Knowing Nevada: Film Industry Comeback
As Nevada's economy shifts from being focused on gaming to a mixture including big business and technology, one lawmaker hopes to boost another industry that is considered both old and new.
Assemblywoman Maggie Carlton is hoping to see her Assembly Bill 137 pass during the 2017 Legislature.
The bill is designed to entice production companies to film major motion pictures in Nevada through tax incentives.
"They're very good jobs, they're career type jobs," says Carlton.
During the 2013 legislative session, a bill was passed allocating $80 million in tax incentives for the film industry, with $20 million to be used each year for four years.
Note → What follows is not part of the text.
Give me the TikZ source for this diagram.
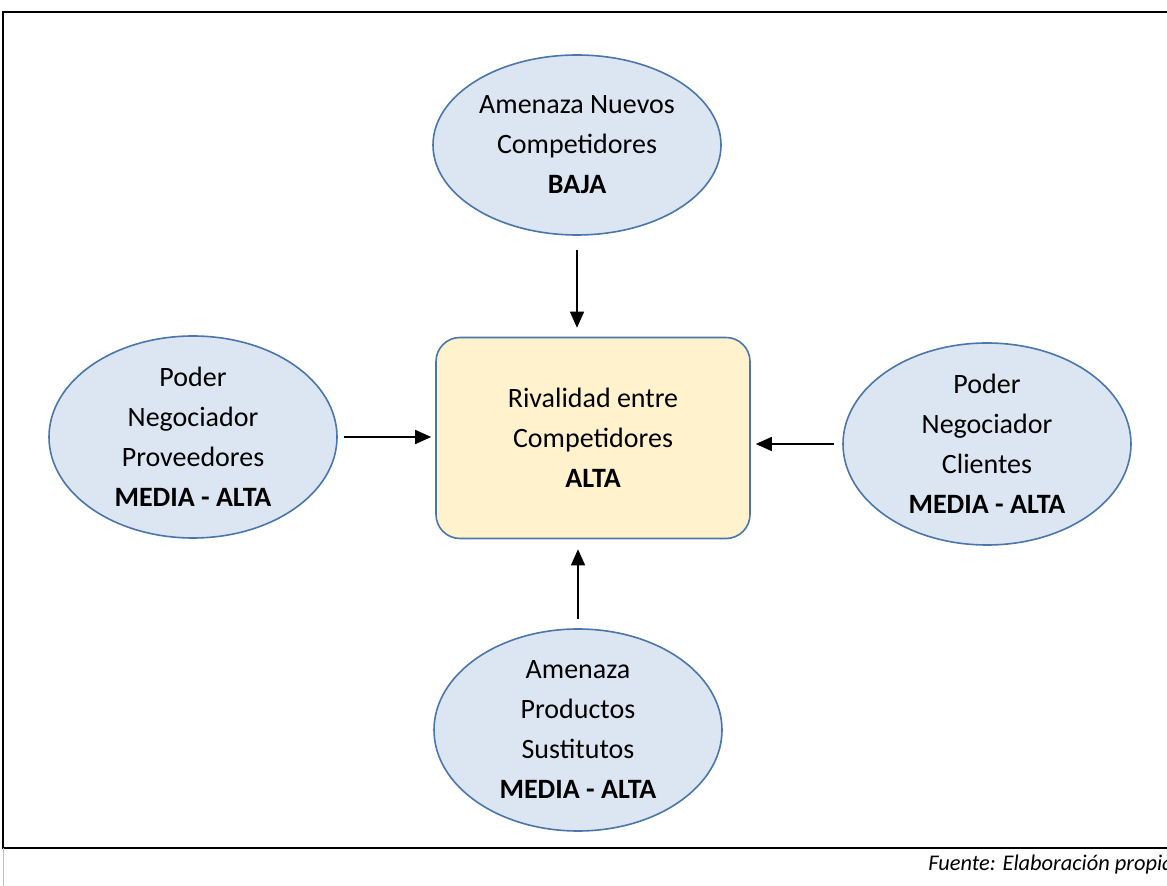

The first round was successful, but the remaining $60 million was never used in film because it was transferred to Tesla to help bring the automaker to Nevada in 2014.
"We now see that is working," says Carlton. "Things are fine there. We still need to make sure we have a solid film industry and there are a lot of folks who are interested in this."
The financial specifics of what A.B. 137 will center around are yet to be determined.
The bill has been moved to the Committee on Taxation for further development and discussion.
The Las Vegas market primarily took advantage of the tax breaks associated with the 2013 legislation, but the roots of Hollywood coming to Nevada are in Reno.
The Mapes Hotel was build in 1947, where the Reno City Plaza now sits in downtown.
One of the most exciting times of the 1950s and 1960s was when the movie "The Misfits" was filmed around northern Nevada.
The movie's stars, including Marilyn Monroe and Montgomery Clift, stayed at the Mapes during filming.
"Of all the movies that were shot up here, that had to be the best, or the most important one," says Mapes Advertising and Marketing Director Harry Spencer.
Spencer says people 'went ape' as Monroe called Reno home for months.
Times have changed, of course, and Nevada's film industry needs rehabilitation.
Carlton hopes to give it a new boost this session.